Dataset extract
+++++

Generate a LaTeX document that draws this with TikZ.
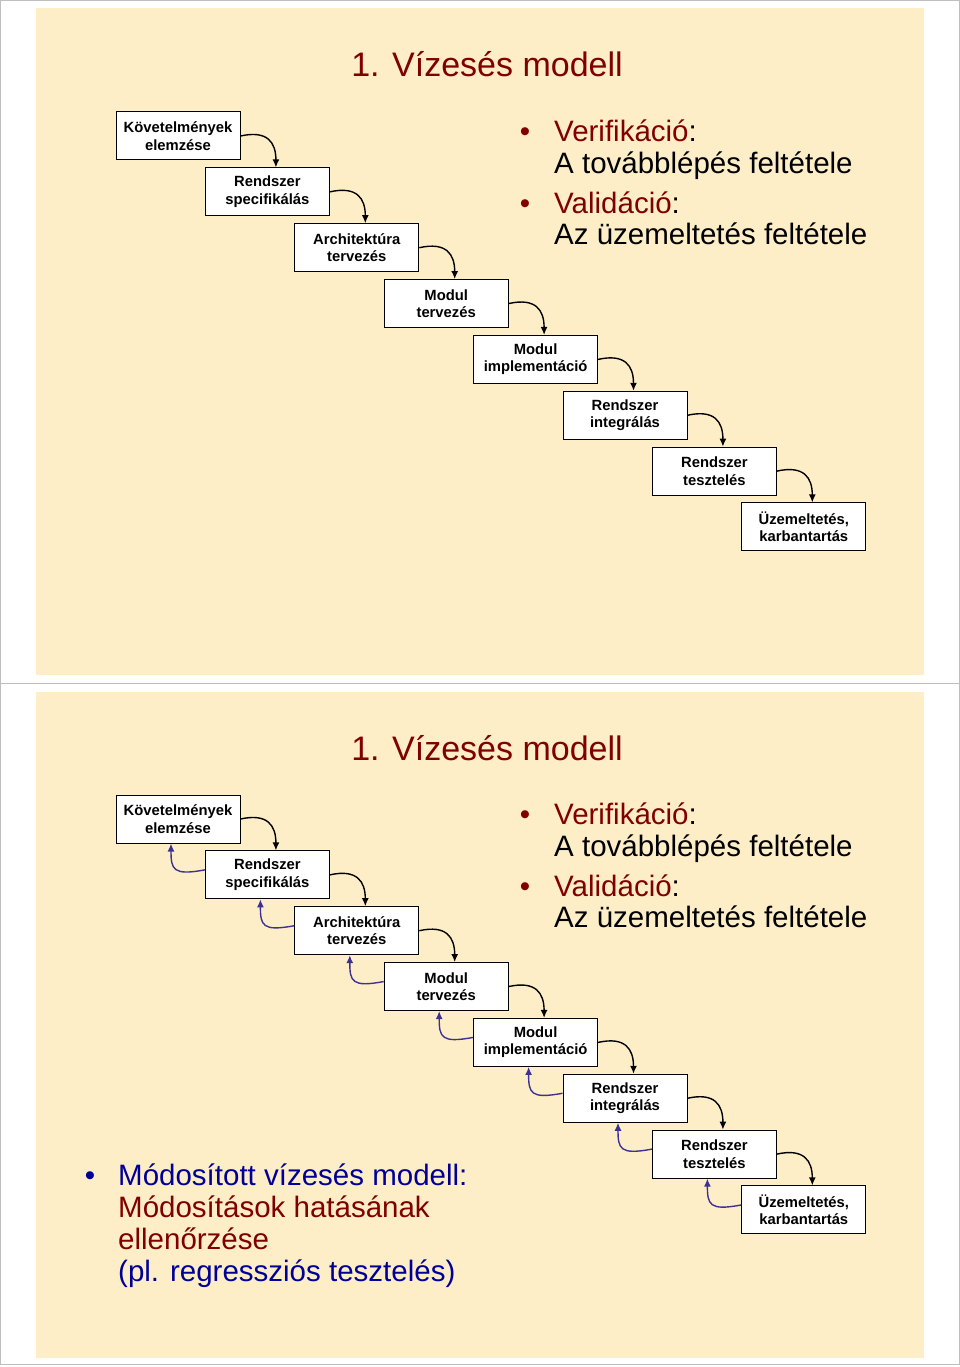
\documentclass[tikz,border=0pt]{standalone}
\usepackage{fontspec}
\setmainfont{Liberation Sans}
\usetikzlibrary{arrows.meta}
\definecolor{panel}{RGB}{253,238,200}
\definecolor{dred}{RGB}{128,0,0}
\definecolor{dblue}{RGB}{0,0,153}
\definecolor{fblue}{RGB}{60,50,150}
\definecolor{framec}{RGB}{190,190,190}
\begin{document}
\begin{tikzpicture}[x=1pt,y=-1pt,
  stage/.style={draw=black, line width=1pt, fill=white, minimum width=124pt, minimum height=48pt, inner sep=0pt, align=center, font=\fontsize{14.8}{17.5}\selectfont\bfseries},
  flow/.style={draw=black, line width=1.4pt, -{Latex[length=8pt,width=7pt]}},
  back/.style={draw=fblue, line width=1.4pt, -{Latex[length=8pt,width=7pt]}},
  big/.style={font=\fontsize{29.5}{31}\selectfont, anchor=base west, inner sep=0pt},
  bul/.style={font=\fontsize{29.5}{31}\selectfont, anchor=base, inner sep=0pt},
  ttl/.style={font=\fontsize{34}{36}\selectfont, text=dred, anchor=base, inner sep=0pt}]

\path[use as bounding box] (0,0) rectangle (960,1367);
\fill[white] (0,0) rectangle (960,1367);
\draw[framec, line width=1pt] (0.5,0.5) rectangle (959.5,1364);
\draw[framec, line width=1pt] (0,683.5) -- (960,683.5);
\fill[panel] (36,8) rectangle (924,675);
\fill[panel] (36,692) rectangle (924,1358);

\node[ttl] (ttl1) at (487,77) {1. Vízesés modell};
\node[ttl] (ttl2) at (487,760) {1. Vízesés modell};

\foreach \i/\txt in {0/{Követelmények\\elemzése},1/{Rendszer\\specifikálás},2/{Architektúra\\tervezés},3/{Modul\\tervezés},4/{Modul\\implementáció},5/{Rendszer\\integrálás},6/{Rendszer\\tesztelés},7/{Üzemeltetés,\\karbantartás}}{
  \node[stage] (t\i) at ({178+89.4*\i},{136+55.85*\i}) {\txt};
  \node[stage] (b\i) at ({178+89.4*\i},{819+55.85*\i}) {\txt};
}

\foreach \i in {0,...,6}{
  \pgfmathtruncatemacro\j{\i+1}
  \draw[flow] (t\i.east) .. controls +(27,-6) and +(0,-25) .. ([xshift=8.5pt]t\j.north);
  \draw[flow] (b\i.east) .. controls +(27,-6) and +(0,-25) .. ([xshift=8.5pt]b\j.north);
  \draw[back] ([yshift=5pt]b\j.west) .. controls +(-32,6) and +(0,26) .. ([xshift=-7pt]b\i.south);
}

% top panel bullets
\node[bul, text=dred] (tb1) at (525,141.5) {•};
\node[big] (tv1) at (554,141.5) {\textcolor{dred}{Verifikáció}:};
\node[big] (tv2) at (554,173.5) {A továbblépés feltétele};
\node[bul, text=dred] (tb2) at (525,213.5) {•};
\node[big] (tv3) at (554,213.5) {\textcolor{dred}{Validáció}:};
\node[big] (tv4) at (554,244.5) {Az üzemeltetés feltétele};

% bottom panel bullets
\node[bul, text=dred] (bb1) at (525,824.5) {•};
\node[big] (bv1) at (554,824.5) {\textcolor{dred}{Verifikáció}:};
\node[big] (bv2) at (554,856.5) {A továbblépés feltétele};
\node[bul, text=dred] (bb2) at (525,896.5) {•};
\node[big] (bv3) at (554,896.5) {\textcolor{dred}{Validáció}:};
\node[big] (bv4) at (554,927.5) {Az üzemeltetés feltétele};

\node[bul, text=dblue] (mb) at (90,1185.5) {•};
\node[big, text=dblue] (m1) at (118,1185.5) {Módosított vízesés modell:};
\node[big, text=dred] (m2) at (118,1217.5) {Módosítások hatásának};
\node[big, text=dred] (m3) at (118,1249.5) {ellenőrzése};
\node[big, text=dblue] (m4) at (118,1281.5) {(pl. regressziós tesztelés)};
\end{tikzpicture}
\end{document}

+++++

What the task asks
Exclude the pictures. Write out the remaining data exactly.

Written solution
Generate a LaTeX document that draws this with TikZ.
\documentclass[tikz,border=0pt]{standalone}
\usepackage{fontspec}
\setmainfont{Liberation Sans}
\usetikzlibrary{arrows.meta}
\definecolor{panel}{RGB}{253,238,200}
\definecolor{dred}{RGB}{128,0,0}
\definecolor{dblue}{RGB}{0,0,153}
\definecolor{fblue}{RGB}{60,50,150}
\definecolor{framec}{RGB}{190,190,190}
\begin{document}
\begin{tikzpicture}[x=1pt,y=-1pt,
  stage/.style={draw=black, line width=1pt, fill=white, minimum width=124pt, minimum height=48pt, inner sep=0pt, align=center, font=\fontsize{14.8}{17.5}\selectfont\bfseries},
  flow/.style={draw=black, line width=1.4pt, -{Latex[length=8pt,width=7pt]}},
  back/.style={draw=fblue, line width=1.4pt, -{Latex[length=8pt,width=7pt]}},
  big/.style={font=\fontsize{29.5}{31}\selectfont, anchor=base west, inner sep=0pt},
  bul/.style={font=\fontsize{29.5}{31}\selectfont, anchor=base, inner sep=0pt},
  ttl/.style={font=\fontsize{34}{36}\selectfont, text=dred, anchor=base, inner sep=0pt}]

\path[use as bounding box] (0,0) rectangle (960,1367);
\fill[white] (0,0) rectangle (960,1367);
\draw[framec, line width=1pt] (0.5,0.5) rectangle (959.5,1364);
\draw[framec, line width=1pt] (0,683.5) -- (960,683.5);
\fill[panel] (36,8) rectangle (924,675);
\fill[panel] (36,692) rectangle (924,1358);

\node[ttl] (ttl1) at (487,77) {1. Vízesés modell};
\node[ttl] (ttl2) at (487,760) {1. Vízesés modell};

\foreach \i/\txt in {0/{Követelmények\\elemzése},1/{Rendszer\\specifikálás},2/{Architektúra\\tervezés},3/{Modul\\tervezés},4/{Modul\\implementáció},5/{Rendszer\\integrálás},6/{Rendszer\\tesztelés},7/{Üzemeltetés,\\karbantartás}}{
  \node[stage] (t\i) at ({178+89.4*\i},{136+55.85*\i}) {\txt};
  \node[stage] (b\i) at ({178+89.4*\i},{819+55.85*\i}) {\txt};
}

\foreach \i in {0,...,6}{
  \pgfmathtruncatemacro\j{\i+1}
  \draw[flow] (t\i.east) .. controls +(27,-6) and +(0,-25) .. ([xshift=8.5pt]t\j.north);
  \draw[flow] (b\i.east) .. controls +(27,-6) and +(0,-25) .. ([xshift=8.5pt]b\j.north);
  \draw[back] ([yshift=5pt]b\j.west) .. controls +(-32,6) and +(0,26) .. ([xshift=-7pt]b\i.south);
}

% top panel bullets
\node[bul, text=dred] (tb1) at (525,141.5) {•};
\node[big] (tv1) at (554,141.5) {\textcolor{dred}{Verifikáció}:};
\node[big] (tv2) at (554,173.5) {A továbblépés feltétele};
\node[bul, text=dred] (tb2) at (525,213.5) {•};
\node[big] (tv3) at (554,213.5) {\textcolor{dred}{Validáció}:};
\node[big] (tv4) at (554,244.5) {Az üzemeltetés feltétele};

% bottom panel bullets
\node[bul, text=dred] (bb1) at (525,824.5) {•};
\node[big] (bv1) at (554,824.5) {\textcolor{dred}{Verifikáció}:};
\node[big] (bv2) at (554,856.5) {A továbblépés feltétele};
\node[bul, text=dred] (bb2) at (525,896.5) {•};
\node[big] (bv3) at (554,896.5) {\textcolor{dred}{Validáció}:};
\node[big] (bv4) at (554,927.5) {Az üzemeltetés feltétele};

\node[bul, text=dblue] (mb) at (90,1185.5) {•};
\node[big, text=dblue] (m1) at (118,1185.5) {Módosított vízesés modell:};
\node[big, text=dred] (m2) at (118,1217.5) {Módosítások hatásának};
\node[big, text=dred] (m3) at (118,1249.5) {ellenőrzése};
\node[big, text=dblue] (m4) at (118,1281.5) {(pl. regressziós tesztelés)};
\end{tikzpicture}
\end{document}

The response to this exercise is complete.